Robin Hyde
New Zealand novelist, journalist, and poet, Robin Hyde, (1906-1939) is currently featured as Kiwi of the Week on New Zealand History On-Line. Her short, tragic but creative life speaks of a time when society was more unforgiving of the independent woman blazing her own trail away from the prevailing social conventions. Robin Hyde was the name of her dead infant son, born out of wedlock, that Iris Wilkinson kept alive and immortalized by using as her pseudonym for her serious writing.
In the foreword to her novel, The Godwits Fly, (1938), Hyde casts the godwit (kuaka) as a metaphor for the migratory New Zealanders who left their home shores driven by some urge to explore the world, in her day to "return" to Mother England, today to become a part of a more dispersed Kiwi diaspora. Names in bracketed italics have been added by this blogger to identify notable New Zealanders who left the country to live abroad.
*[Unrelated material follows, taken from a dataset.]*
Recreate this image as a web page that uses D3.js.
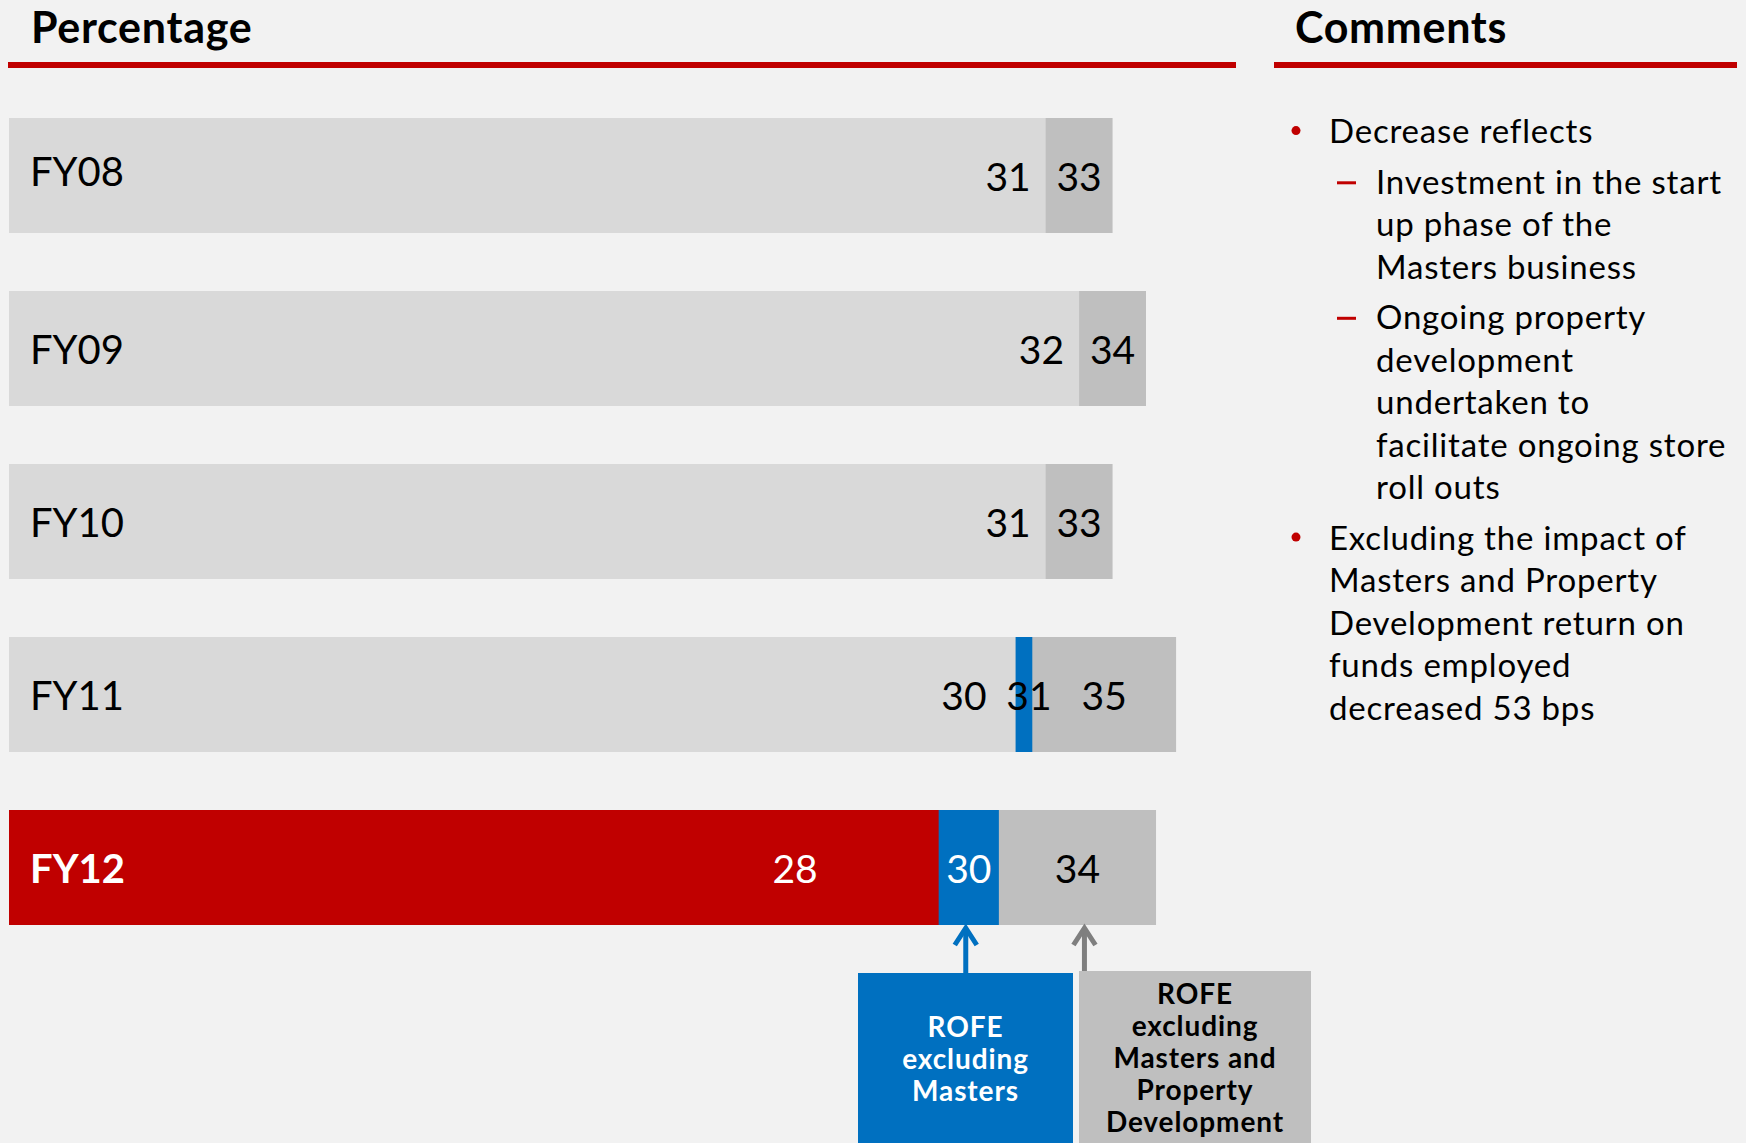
<!DOCTYPE html>
<html>
<head>
<meta charset="utf-8">
<script src="https://d3js.org/d3.v7.min.js"></script>
<style>
  html, body { margin: 0; padding: 0; background: #F2F2F2; }
  svg { display: block; }
  text { font-family: Lato, "Open Sans", sans-serif; }
</style>
</head>
<body>
<svg id="chart" width="1746" height="1143"></svg>
<script>
// Return on funds employed (%) by financial year
const categories = ["FY08", "FY09", "FY10", "FY11", "FY12"];
const rofe = [31, 32, 31, 30.1, 27.8];
const rofeExMasters = [null, null, null, 30.6, 29.6];
const rofeExMastersProperty = [33, 34, 33, 34.9, 34.3];
const highlightYear = "FY12";

const boxLabels = [
  ["ROFE", "excluding", "Masters"],
  ["ROFE", "excluding", "Masters and", "Property", "Development"]
];

// Commentary: each bullet has its own lines and optional sub-points
const comments = [
  { lines: ["Decrease reflects"], subs: [
      ["Investment in the start", "up phase of the", "Masters business"],
      ["Ongoing property", "development", "undertaken to", "facilitate ongoing store", "roll outs"]
  ]},
  { lines: ["Excluding the impact of", "Masters and Property", "Development return on", "funds employed", "decreased 53 bps"], subs: [] }
];

const RED = "#C00000", BLUE = "#0070C0", LIGHT = "#D9D9D9", GREY = "#BFBFBF", ARROW_GREY = "#7F7F7F";

const svg = d3.select("#chart");
svg.append("rect").attr("width", 1746).attr("height", 1143).attr("fill", "#F2F2F2");

// Section headers
const headers = [
  { text: "Percentage", x: 31, x0: 8, x1: 1236 },
  { text: "Comments", x: 1295, x0: 1274, x1: 1737 }
];
headers.forEach(h => {
  svg.append("text").attr("x", h.x).attr("y", 43)
    .attr("font-size", 43).attr("font-weight", 700).attr("letter-spacing", 0.7)
    .attr("fill", "#000").text(h.text);
  svg.append("rect").attr("x", h.x0).attr("y", 62).attr("width", h.x1 - h.x0).attr("height", 6).attr("fill", RED);
});

// Scales
const x = d3.scaleLinear().domain([0, 34]).range([9, 1146]);
const y = d3.scaleBand().domain(categories).range([118, 925]).paddingInner(58 / 173).paddingOuter(0);

const rows = categories.map((c, i) => ({
  cat: c,
  base: rofe[i],
  exM: rofeExMasters[i],
  exMP: rofeExMastersProperty[i],
  hi: c === highlightYear
}));

const g = svg.append("g");
const bh = y.bandwidth();

// Bars: overlapping series drawn from zero, widest first
rows.forEach(r => {
  const top = y(r.cat);
  g.append("rect").attr("x", x(0)).attr("y", top).attr("width", x(r.exMP) - x(0)).attr("height", bh).attr("fill", GREY);
  if (r.exM != null)
    g.append("rect").attr("x", x(0)).attr("y", top).attr("width", x(r.exM) - x(0)).attr("height", bh).attr("fill", BLUE);
  g.append("rect").attr("x", x(0)).attr("y", top).attr("width", x(r.base) - x(0)).attr("height", bh)
    .attr("fill", r.hi ? RED : LIGHT);
});

// Category labels
rows.forEach(r => {
  g.append("text").attr("x", 30).attr("y", y(r.cat) + bh / 2 + (r.cat === "FY08" ? 10 : 15))
    .attr("font-size", 40).attr("font-weight", r.hi ? 700 : 400)
    .attr("fill", r.hi ? "#fff" : "#000").text(r.cat);
});

// Value labels
const fmt = d3.format(".0f");
const baseLabelShift = { FY11: -14, FY12: -106 };
rows.forEach(r => {
  const cy = y(r.cat) + bh / 2 + 15;
  g.append("text").attr("x", x(r.base) - 15 + (baseLabelShift[r.cat] || 0)).attr("y", cy)
    .attr("text-anchor", "end").attr("font-size", 39)
    .attr("fill", r.hi ? "#fff" : "#000").text(fmt(r.base));
  let prev = r.base;
  if (r.exM != null) {
    g.append("text").attr("x", (x(r.base) + x(r.exM)) / 2 + (r.hi ? 0 : 5)).attr("y", cy)
      .attr("text-anchor", "middle").attr("font-size", 39)
      .attr("fill", r.hi ? "#fff" : "#000").text(fmt(r.exM));
    prev = r.exM;
  }
  g.append("text").attr("x", (x(prev) + x(r.exMP)) / 2).attr("y", cy)
    .attr("text-anchor", "middle").attr("font-size", 39)
    .attr("fill", "#000").text(fmt(r.exMP));
});

// Call-out boxes with arrows pointing at the highlighted year's segments
const hi = rows.find(r => r.hi);
const barBottom = y(hi.cat) + bh;
const callouts = [
  { x0: 858, x1: 1073, top: 973, fill: BLUE, textFill: "#fff", arrow: BLUE,
    ax: (x(hi.base) + x(hi.exM)) / 2 - 3, lines: boxLabels[0], firstBase: 1036.5 },
  { x0: 1079, x1: 1311, top: 971, fill: GREY, textFill: "#000", arrow: ARROW_GREY,
    ax: (x(hi.exM) + x(hi.exMP)) / 2 + 7, lines: boxLabels[1], firstBase: 1003.5 }
];
callouts.forEach(c => {
  svg.append("rect").attr("x", c.x0).attr("y", c.top).attr("width", c.x1 - c.x0).attr("height", 300).attr("fill", c.fill);
  svg.append("line").attr("x1", c.ax).attr("x2", c.ax).attr("y1", barBottom + 6).attr("y2", c.top)
    .attr("stroke", c.arrow).attr("stroke-width", 5);
  svg.append("path").attr("d", `M${c.ax - 11},${barBottom + 20} L${c.ax},${barBottom + 3} L${c.ax + 11},${barBottom + 20}`)
    .attr("fill", "none").attr("stroke", c.arrow).attr("stroke-width", 5).attr("stroke-linejoin", "miter");
  const cx = (c.x0 + c.x1) / 2;
  c.lines.forEach((t, i) => {
    svg.append("text").attr("x", cx).attr("y", c.firstBase + i * 32).attr("text-anchor", "middle")
      .attr("font-size", 28).attr("font-weight", 700).attr("letter-spacing", 0.9)
      .attr("fill", c.textFill).text(t);
  });
});

// Comments column
const lineH = 42.5, paraGap = 8;
let baseline = 143.3;
const cg = svg.append("g");
const bodyText = (xx, yy, t) => cg.append("text").attr("x", xx).attr("y", yy)
  .attr("font-size", 33).attr("letter-spacing", 0.8).attr("fill", "#000").text(t);
comments.forEach((b, bi) => {
  if (bi > 0) baseline += paraGap;
  cg.append("circle").attr("cx", 1296).attr("cy", baseline - 12.7).attr("r", 4.5).attr("fill", RED);
  b.lines.forEach(t => {
    bodyText(1329, baseline, t);
    baseline += lineH;
  });
  b.subs.forEach(s => {
    baseline += paraGap;
    cg.append("rect").attr("x", 1337).attr("y", baseline - 12.5).attr("width", 19).attr("height", 3).attr("fill", RED);
    s.forEach(t => {
      bodyText(1376, baseline, t);
      baseline += lineH;
    });
  });
});
</script>
</body>
</html>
The full text of The Godwits Fly is available at the very useful The New Zealand Electronic Text Centre.
To those of us kuaka, it bears a message. More on the feathered godwit kuaka here.
Author's Foreword - Concerning Godwits
"But many people do not know what a godwit is. And the dictionary says sourly, a kind of marsh bird. Of the immense northerly migrations that yearly in New Zealand, when summer is gone, shake wings into the sky as if from a giant's salt-pot, nothing is told. But this is true: every year, from sandy hollows in the north of the northernmost of those three islands, the godwits set out on a migration beside which the swallow's blue hither and yon is a mere stroll with wings.
And it is true, too, that the godwits, flying north, never go near England. They fly to Siberia. But to a child in this book, it was all more simple. A long way was a long way. North was mostly England, or a detour to England.
Later she thought, most of us here are human godwits; our north is mostly England. Our youth, our best, our intelligent, brave and beautiful, must make the long migration, under a compulsion they hardly understand; or else be dissatisfied all their lives long. They are the godwits. The light bones of the mother knew it before the chick was hatched from the eggshell.
England is very beautiful, she thought, staring at a tree whose hair … not properly flowers… was the colour of fire. And this also is very beautiful.
‘Where is Mowbray? Where is Mortimer?’ whisper the old leaves of their history. ‘Nay, and more than all these, where is Plantagenet?’ But ours, darker, might cry, ‘Where is [Bishop] Selwyn? Where is [Ernest] Rutherford? Where is Katherine [Mansfield], with weeds on her grave at Fontainebleau, when what she really wanted was the dark berry along our creeks? (Don't you remember? We call them Dead Man's Bread.) Nay, and more than all these, where are our nameless, the beautiful and intelligent who went away and died, in wars and otherwise, the beautiful and intelligent who went away and hopelessly failed, or came back and were never themselves any more?’
Passing judgments on any circumstance, compulsion, fate, is no use at all, she thought. England is beautiful: this also is beautiful. They are the godwits. Still, I think it odd, because I know this country. Think not without a bitter price.… That's for the easy brittle plough, that wants our hills.
We are old and can wait, said the untamed soil against which she pressed her fingers; although it, more than anything else, was awake and aware of its need to be a country… the integration of a country from the looseness of a soil. Maybe, responded the girl; though logically, living or dead, they ought to have the same compulsion to come back… the godwits, I mean. And, of course, there's something fine, a King of the Castle feeling, about having the place almost to oneself. Fine but lonely.…
Only fools, said the sparse-ribbed rock, are ever lonely."